Housing enjoys only minimum scrutiny, as the Court found in Lindsey v. Normet (all these cases listed here are online).
OK, what are the exceptions? Certain facts are taken OUT of the political system and virtually absolute power over them is given to the individual. These are known as "important" facts. What are important facts? The test, laid out in West Virginia v. Barnette, is whether a fact is a fact of human experience which does not change no matter what attempt is made to change it.
What is an example of an "important" fact? Exercises of religion, which were removed from the political process in West Virginia. It is virtually impossible for government to attempt to change an exercise of religion (such attempts are subject to "strict" scrutiny--which says that government basically has to argue that the government will collapse unless it is allowed to attempt to change an exercise of religion: government never wins this argument).
Protected speech is another important fact. So is racial and gender legal equality.
Is housing an "important" fact? People have been arguing it for years, but the Court has never found it to be so. Now the question is, if judges can modify mortgages, are we moving toward recognizing that housing is an important fact?
For example, the proposal says JUDGES can modify mortgage terms. But where does that request come from? It comes from the homeowner. So, the legislation is giving homeowners power they did not have before. Thus, the legislation RAISES THE LEVEL OF SCRUTINY for housing with respect to home mortgages.
The reason you are seeing opposition is that this immediately raises other questions:
1. Are there analogous situations with regard to rental agreements, such that renters would also have the right to ask the Court to alter housing leases? After all, Bair at FDIC doesn't want to remove renters renting foreclosed houses.

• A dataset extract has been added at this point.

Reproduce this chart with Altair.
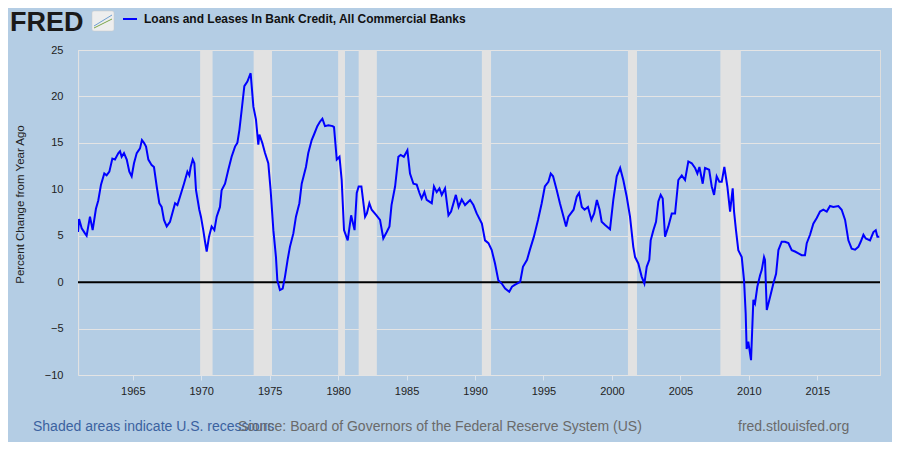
import altair as alt
import pandas as pd

# ---------------- data ----------------
years = [
    1961.0, 1961.08, 1961.27, 1961.51, 1961.63, 1961.875, 1962.07, 1962.31, 1962.48, 1962.68,
    1962.92, 1963.09, 1963.29, 1963.51, 1963.70, 1963.95, 1964.07, 1964.19, 1964.36, 1964.56,
    1964.75, 1964.92, 1965.09, 1965.29, 1965.53, 1965.67, 1965.82, 1965.97, 1966.14, 1966.38,
    1966.55, 1966.75, 1966.94, 1967.11, 1967.28, 1967.48, 1967.72, 1967.96, 1968.09, 1968.26,
    1968.45, 1968.74, 1968.99, 1969.13, 1969.23, 1969.38, 1969.50, 1969.62, 1969.86, 1969.98,
    1970.15, 1970.28, 1970.40, 1970.57, 1970.76, 1970.96, 1971.13, 1971.37, 1971.49, 1971.74,
    1971.98, 1972.22, 1972.47, 1972.64, 1972.79, 1972.96, 1973.15, 1973.37, 1973.61, 1973.81,
    1974.00, 1974.17, 1974.25, 1974.46, 1974.66, 1974.90, 1975.07, 1975.27, 1975.46, 1975.56,
    1975.75, 1975.95, 1976.12, 1976.31, 1976.48, 1976.73, 1976.92, 1977.17, 1977.34, 1977.65,
    1977.82, 1978.07, 1978.24, 1978.48, 1978.68, 1978.85, 1979.04, 1979.29, 1979.60, 1979.70,
    1979.90, 1980.10, 1980.26, 1980.43, 1980.70, 1980.95, 1981.20, 1981.36, 1981.50, 1981.70,
    1981.97, 1982.10, 1982.28, 1982.45, 1982.80, 1983.06, 1983.30, 1983.55, 1983.75, 1983.90,
    1984.16, 1984.40, 1984.57, 1984.80, 1985.06, 1985.25, 1985.50, 1985.74, 1985.94, 1986.10,
    1986.30, 1986.47, 1986.84, 1987.00, 1987.20, 1987.40, 1987.57, 1987.81, 1988.06, 1988.25,
    1988.60, 1988.80, 1989.03, 1989.27, 1989.64, 1989.88, 1990.12, 1990.50, 1990.73, 1990.98,
    1991.22, 1991.46, 1991.70, 1991.95, 1992.20, 1992.50, 1992.70, 1992.90, 1993.30, 1993.50,
    1993.80, 1994.00, 1994.30, 1994.60, 1994.87, 1995.10, 1995.36, 1995.53, 1995.70, 1995.97,
    1996.20, 1996.40, 1996.65, 1996.82, 1997.20, 1997.43, 1997.60, 1997.80, 1998.00, 1998.25,
    1998.50, 1998.70, 1998.90, 1999.10, 1999.25, 1999.50, 1999.86, 2000.10, 2000.35, 2000.60,
    2000.83, 2001.08, 2001.32, 2001.56, 2001.69, 2001.93, 2002.17, 2002.37, 2002.54, 2002.73,
    2002.83, 2003.03, 2003.22, 2003.39, 2003.56, 2003.71, 2003.88, 2004.12, 2004.37, 2004.61,
    2004.85, 2005.10, 2005.34, 2005.58, 2005.83, 2006.07, 2006.24, 2006.39, 2006.63, 2006.80,
    2007.10, 2007.29, 2007.46, 2007.65, 2007.85, 2008.02, 2008.21, 2008.43, 2008.63, 2008.82,
    2008.92, 2009.06, 2009.23, 2009.48, 2009.65, 2009.77, 2009.84, 2009.96, 2010.16, 2010.33,
    2010.45, 2010.62, 2010.82, 2010.94, 2011.11, 2011.18, 2011.31, 2011.55, 2011.79, 2011.99,
    2012.16, 2012.40, 2012.64, 2012.89, 2013.13, 2013.37, 2013.62, 2013.86, 2014.10, 2014.23,
    2014.47, 2014.71, 2014.96, 2015.20, 2015.44, 2015.69, 2015.93, 2016.17, 2016.54, 2016.78,
    2017.03, 2017.27, 2017.51, 2017.76, 2018.00, 2018.17, 2018.37, 2018.54, 2018.85, 2019.10,
    2019.27, 2019.39, 2019.53,
]
values = [
    5.4, 6.8, 5.8, 5.25, 5.0, 7.05, 5.6, 7.9, 8.8, 10.5,
    11.7, 11.5, 11.9, 13.3, 13.2, 13.9, 14.1, 13.5, 13.9, 13.2,
    11.9, 11.4, 12.8, 13.9, 14.4, 15.3, 15.0, 14.6, 13.2, 12.6,
    12.4, 10.3, 8.5, 8.1, 6.7, 6.0, 6.5, 7.8, 8.5, 8.3,
    9.2, 10.6, 11.9, 11.5, 12.4, 13.2, 12.8, 9.9, 7.8, 7.05,
    5.6, 4.35, 3.3, 4.9, 6.0, 5.6, 7.05, 8.1, 9.9, 10.6,
    12.1, 13.5, 14.6, 15.0, 16.4, 18.6, 21.1, 21.6, 22.5, 18.9,
    17.5, 14.8, 15.9, 15.0, 13.9, 12.8, 9.9, 5.6, 2.7, 0.2,
    -0.86, -0.7, 0.6, 2.4, 3.8, 5.25, 7.05, 8.5, 10.6, 12.4,
    13.9, 15.3, 15.9, 16.8, 17.3, 17.6, 16.8, 16.9, 16.8, 16.7,
    13.2, 13.5, 11.0, 5.6, 4.5, 7.2, 5.6, 9.6, 10.3, 10.3,
    7.05, 7.4, 8.5, 7.8, 7.2, 6.7, 4.7, 5.4, 6.0, 8.3,
    10.3, 13.5, 13.7, 13.5, 14.2, 11.7, 10.6, 10.5, 9.6, 9.0,
    9.7, 8.85, 8.5, 10.3, 9.7, 10.1, 9.4, 10.1, 7.2, 7.6,
    9.4, 8.1, 8.9, 8.3, 8.85, 8.3, 7.4, 6.3, 4.5, 4.2,
    3.45, 2.0, 0.2, -0.15, -0.7, -1.04, -0.5, -0.3, 0.04, 1.65,
    2.4, 3.45, 4.9, 6.7, 8.5, 10.3, 10.8, 11.7, 11.4, 9.9,
    8.5, 7.4, 6.0, 7.05, 7.8, 9.2, 9.6, 8.1, 7.8, 8.1,
    6.7, 7.4, 8.85, 7.8, 6.5, 6.15, 5.7, 8.85, 11.4, 12.3,
    11.0, 9.2, 7.05, 3.8, 2.7, 2.0, 0.6, -0.15, 1.65, 2.4,
    4.5, 5.6, 6.5, 8.7, 9.4, 9.0, 4.9, 6.0, 7.4, 7.4,
    11.0, 11.5, 11.0, 13.0, 12.8, 12.3, 11.7, 12.4, 10.6, 12.3,
    12.1, 10.3, 9.4, 11.4, 10.8, 10.8, 12.4, 10.3, 7.6, 10.1,
    7.6, 5.6, 3.45, 2.7, 0.2, -3.4, -7.2, -6.4, -8.4, -1.9,
    -2.3, -0.5, 0.75, 1.3, 2.7, 2.4, -3.0, -1.6, -0.15, 0.9,
    3.45, 4.35, 4.35, 4.2, 3.45, 3.3, 3.1, 2.9, 2.9, 4.2,
    5.1, 6.3, 6.9, 7.6, 7.8, 7.6, 8.2, 8.1, 8.2, 7.8,
    6.7, 4.5, 3.6, 3.5, 3.8, 4.35, 5.1, 4.7, 4.5, 5.4,
    5.6, 4.9, 4.9,
]
rec_start = [1960.25, 1969.92, 1973.83, 1980.00, 1981.50, 1990.50, 2001.17, 2007.92]
rec_end = [1961.08, 1970.83, 1975.17, 1980.50, 1982.83, 1991.17, 2001.83, 2009.42]
x_ticks = [1965, 1970, 1975, 1980, 1985, 1990, 1995, 2000, 2005, 2010, 2015]
y_ticks = [-10, -5, 0, 5, 10, 15, 20, 25]
x_domain = [1961.0, 2019.58]
y_domain = [-10, 25]

series_name = "Loans and Leases In Bank Credit, All Commercial Banks"
y_title = "Percent Change from Year Ago"
logo_text = "FRED"
note_text = "Shaded areas indicate U.S. recessions"
source_text = "Source: Board of Governors of the Federal Reserve System (US)"
site_text = "fred.stlouisfed.org"

# ---------------- styling ----------------
W, H = 802, 325
BG = "#b4cde4"
FONT = "Liberation Sans"

line_df = pd.DataFrame({"year": years, "value": values})
rec_df = pd.DataFrame({"start": rec_start, "end": rec_end})

xscale = alt.Scale(domain=x_domain, nice=False, zero=False)
yscale = alt.Scale(domain=y_domain, nice=False, zero=False)

xaxis = alt.Axis(values=x_ticks, format="d", title=None, grid=False, domain=False,
                 ticks=True, tickColor="#dce5ee", tickSize=5, labelPadding=5,
                 labelFontSize=11, labelColor="#222222", labelFont=FONT)
yaxis = alt.Axis(values=y_ticks, title=y_title, grid=True, gridColor="#e4e4e4",
                 domain=False, ticks=False, labelPadding=15, labelFontSize=11,
                 labelColor="#222222", labelFont=FONT, titleFont=FONT,
                 titleFontSize=11.5, titleFontWeight="normal", titleColor="#222222",
                 titleX=-58, titleY=154, titleBaseline="middle", titleAlign="center",
                 titleAngle=270)

recessions = alt.Chart(rec_df).mark_rect(color="#e2e2e2", clip=True).encode(
    x=alt.X("start:Q", scale=xscale, axis=xaxis),
    x2="end:Q",
    y=alt.datum(y_domain[1]),
    y2=alt.datum(y_domain[0]),
)

zero_rule = alt.Chart(pd.DataFrame({"z": [0]})).mark_rule(color="black", strokeWidth=2).encode(
    y=alt.Y("z:Q", scale=yscale, axis=yaxis)
)

line = alt.Chart(line_df).mark_line(color="#0000ff", strokeWidth=2, clip=True).encode(
    x=alt.X("year:Q", scale=xscale, axis=xaxis),
    y=alt.Y("value:Q", scale=yscale, axis=yaxis),
)

one = pd.DataFrame({"k": [0]})


def label(text, x, y, size, color, weight="normal", align="left", baseline="alphabetic"):
    return alt.Chart(one).mark_text(
        text=text, font=FONT, fontSize=size, color=color, fontWeight=weight,
        align=align, baseline=baseline,
    ).encode(x=alt.value(x), y=alt.value(y))


logo = label(logo_text, -68, -19, 27, "#1a1a1a", weight="bold")
icon = alt.Chart(one).mark_rect(fill="#eeeeee", stroke="#c8c8c8", strokeWidth=0.5,
                                cornerRadius=2).encode(
    x=alt.value(14), x2=alt.value(36), y=alt.value(-39), y2=alt.value(-19))
icon_l1 = alt.Chart(one).mark_rule(color="#6f9fd0", strokeWidth=1).encode(
    x=alt.value(16), x2=alt.value(34), y=alt.value(-24), y2=alt.value(-35))
icon_l2 = alt.Chart(one).mark_rule(color="#7aa548", strokeWidth=1).encode(
    x=alt.value(16), x2=alt.value(34), y=alt.value(-22), y2=alt.value(-31))
legend_line = alt.Chart(one).mark_rule(color="#0000ff", strokeWidth=2).encode(
    x=alt.value(45), x2=alt.value(59), y=alt.value(-31), y2=alt.value(-31))
legend_text = label(series_name, 66, -27, 12, "#111111", weight="bold")
note = label(note_text, -45, 381, 14, "#3b62a0")
source = label(source_text, 160, 381, 14, "#6a6a6a")
site = label(site_text, 660, 381, 14, "#6a6a6a")

chart = alt.layer(
    recessions, zero_rule, line,
    logo, icon, icon_l1, icon_l2, legend_line, legend_text, note, source, site,
).properties(
    width=W, height=H,
    background=BG,
    padding={"left": 70, "top": 42, "right": 12, "bottom": 67},
    autosize=alt.AutoSizeParams(type="none"),
).configure_view(fill="white", strokeWidth=0).configure(font=FONT)

chart.save("out.html", embed_options={"renderer": "svg", "actions": False})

So, combining her policy with this new legislation, aren't we saying that the level of scrutiny for housing is also being raised with respect to renters?
2. And if the level of scrutiny for housing is being raised with respect to mortgage terms and rental agreements, with respect to what other, analogous aspects of housing-related contracts, or housing itself, or health and welfare regulation relating to housing, is the level of scrutiny being raised?
So this is why what is going on in housing policy is so momentous. The stakes are high: are we leaving the "scrutiny" regime behind?
I think so. You might want to read online an interesting essay about the history of our Constitutional regimes: G. Edward White (University of Virginia Law School), "Historicizing Judicial Scrutiny."
It is VERY important to note that, as individually enforceable rights with respect to facts, are increased, the political system's control over the MONEY relating to those facts, decreases. Appropriations increasingly are tailored to harmonize with the right. The political system is worried about losing control over government expenditure.
Housing is not the only fact with respect to which public opinion is demanding more individually enforceable rights. I studied this phenomenon in connection with the opposition to eminent domain in my book The Eminent Domain Revolt (New York: Algora 2006).
So anyway, you should ask Senator Schumer and his staff whether the proposed legislation in any way raises the level of scrutiny fo housing, or, does it increase individually enforceable rights in housing.
If they strenuously deny that it does any such thing, then ask whether it does not give the homeowner the right to request a change in mortgage terms.
Cheers,
John Ryskamp
1-08-2009 @ 10:18PM
blogs11111 said...
If they are only going to lower interest rates I don't see how that would help. If people's homes are only worth half what they paid then they'll have to adjust the mortgage to the new appraised value of the home otherwise it won't work out.
1-09-2009 @ 7:46AM
Nick said...
Unfortunately, Mr. Schumer is an attention grabbing, borderline idiot who almost singlehandedly brought down IndyMac Bank, and who now seems to be proposing perhaps well-intentioned, but unworkable legislation to save defaulting borrowers. The only thing that will save them or our economy is more jobs, better paying ones, and increased real estate values. Can Washington handle that?
1-09-2009 @ 6:08PM
Lou said...
It looks like Schumer is trying to draw attention away from the fact that he is probably the biggest crook in the country responsible for the mortgage crisis by forcing Congress to deregulate his cronies in Wall Street. He received $250 million in donations from the Wall Steeet gang. It is Payoff for letting them go on deregulated to put thier leveraged derrivatives together. He let junk paper be rated AAA to unknowing investors. As he beleives what is good for Wall Street is good for New York, and his democratic constituents. How does he get away with it? Is there anybody that should be making sure this crooked business does not go on? Where are the watchdogs? It is scary to realize the big money people are all idiots and crooks. Where are the regualators? How does Madoff pull off a scheme stealing $50 Billion whithout regulators knowing about it? How can we trust any financial istitution anymore knowing nobody is looking out for our money. Senators like Schumer are helping the crooks steal our money.
2-01-2009 @ 1:40PM
Diane McMenamin Corr said...
Re: Economic Stimulus Package
As an example: You are actually voting for $millions to Acorn (an obvious payback). Explain to me how that could possibly stimulate the economy.